* [Do this]: Render every entry exactly as it appears.

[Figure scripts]
★ ★ ★

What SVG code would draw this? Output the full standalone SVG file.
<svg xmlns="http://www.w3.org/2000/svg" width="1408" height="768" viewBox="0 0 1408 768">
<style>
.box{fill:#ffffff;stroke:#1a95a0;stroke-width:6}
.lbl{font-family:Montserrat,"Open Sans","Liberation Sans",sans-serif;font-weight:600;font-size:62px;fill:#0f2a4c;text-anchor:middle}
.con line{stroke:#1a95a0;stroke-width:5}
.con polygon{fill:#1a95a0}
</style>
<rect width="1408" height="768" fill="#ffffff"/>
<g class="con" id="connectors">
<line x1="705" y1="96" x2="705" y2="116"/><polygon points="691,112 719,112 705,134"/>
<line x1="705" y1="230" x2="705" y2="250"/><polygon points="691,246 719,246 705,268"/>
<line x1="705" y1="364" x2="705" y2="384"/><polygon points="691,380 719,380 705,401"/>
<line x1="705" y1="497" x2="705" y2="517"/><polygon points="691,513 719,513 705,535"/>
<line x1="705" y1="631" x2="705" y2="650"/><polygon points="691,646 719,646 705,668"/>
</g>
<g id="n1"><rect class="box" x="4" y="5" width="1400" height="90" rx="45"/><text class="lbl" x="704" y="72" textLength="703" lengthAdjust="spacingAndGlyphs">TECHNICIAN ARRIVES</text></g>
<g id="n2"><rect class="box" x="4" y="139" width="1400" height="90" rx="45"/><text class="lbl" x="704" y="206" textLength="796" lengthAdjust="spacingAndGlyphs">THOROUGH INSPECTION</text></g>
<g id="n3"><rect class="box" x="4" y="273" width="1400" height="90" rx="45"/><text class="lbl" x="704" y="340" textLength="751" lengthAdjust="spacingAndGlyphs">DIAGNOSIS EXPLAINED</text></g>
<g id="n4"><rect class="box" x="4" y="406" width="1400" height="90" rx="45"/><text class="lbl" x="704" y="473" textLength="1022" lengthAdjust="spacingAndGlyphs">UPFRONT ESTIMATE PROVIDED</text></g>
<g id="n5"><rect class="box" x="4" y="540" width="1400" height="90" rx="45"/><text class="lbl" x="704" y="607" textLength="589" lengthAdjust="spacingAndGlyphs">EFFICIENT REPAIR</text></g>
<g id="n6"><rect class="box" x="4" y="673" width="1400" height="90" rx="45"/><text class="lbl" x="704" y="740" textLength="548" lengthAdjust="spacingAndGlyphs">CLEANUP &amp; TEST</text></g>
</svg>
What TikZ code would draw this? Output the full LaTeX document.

★ ★ ★

* [Result of the task]:
What SVG code would draw this? Output the full standalone SVG file.
<svg xmlns="http://www.w3.org/2000/svg" width="1408" height="768" viewBox="0 0 1408 768">
<style>
.box{fill:#ffffff;stroke:#1a95a0;stroke-width:6}
.lbl{font-family:Montserrat,"Open Sans","Liberation Sans",sans-serif;font-weight:600;font-size:62px;fill:#0f2a4c;text-anchor:middle}
.con line{stroke:#1a95a0;stroke-width:5}
.con polygon{fill:#1a95a0}
</style>
<rect width="1408" height="768" fill="#ffffff"/>
<g class="con" id="connectors">
<line x1="705" y1="96" x2="705" y2="116"/><polygon points="691,112 719,112 705,134"/>
<line x1="705" y1="230" x2="705" y2="250"/><polygon points="691,246 719,246 705,268"/>
<line x1="705" y1="364" x2="705" y2="384"/><polygon points="691,380 719,380 705,401"/>
<line x1="705" y1="497" x2="705" y2="517"/><polygon points="691,513 719,513 705,535"/>
<line x1="705" y1="631" x2="705" y2="650"/><polygon points="691,646 719,646 705,668"/>
</g>
<g id="n1"><rect class="box" x="4" y="5" width="1400" height="90" rx="45"/><text class="lbl" x="704" y="72" textLength="703" lengthAdjust="spacingAndGlyphs">TECHNICIAN ARRIVES</text></g>
<g id="n2"><rect class="box" x="4" y="139" width="1400" height="90" rx="45"/><text class="lbl" x="704" y="206" textLength="796" lengthAdjust="spacingAndGlyphs">THOROUGH INSPECTION</text></g>
<g id="n3"><rect class="box" x="4" y="273" width="1400" height="90" rx="45"/><text class="lbl" x="704" y="340" textLength="751" lengthAdjust="spacingAndGlyphs">DIAGNOSIS EXPLAINED</text></g>
<g id="n4"><rect class="box" x="4" y="406" width="1400" height="90" rx="45"/><text class="lbl" x="704" y="473" textLength="1022" lengthAdjust="spacingAndGlyphs">UPFRONT ESTIMATE PROVIDED</text></g>
<g id="n5"><rect class="box" x="4" y="540" width="1400" height="90" rx="45"/><text class="lbl" x="704" y="607" textLength="589" lengthAdjust="spacingAndGlyphs">EFFICIENT REPAIR</text></g>
<g id="n6"><rect class="box" x="4" y="673" width="1400" height="90" rx="45"/><text class="lbl" x="704" y="740" textLength="548" lengthAdjust="spacingAndGlyphs">CLEANUP &amp; TEST</text></g>
</svg>
What TikZ code would draw this? Output the full LaTeX document.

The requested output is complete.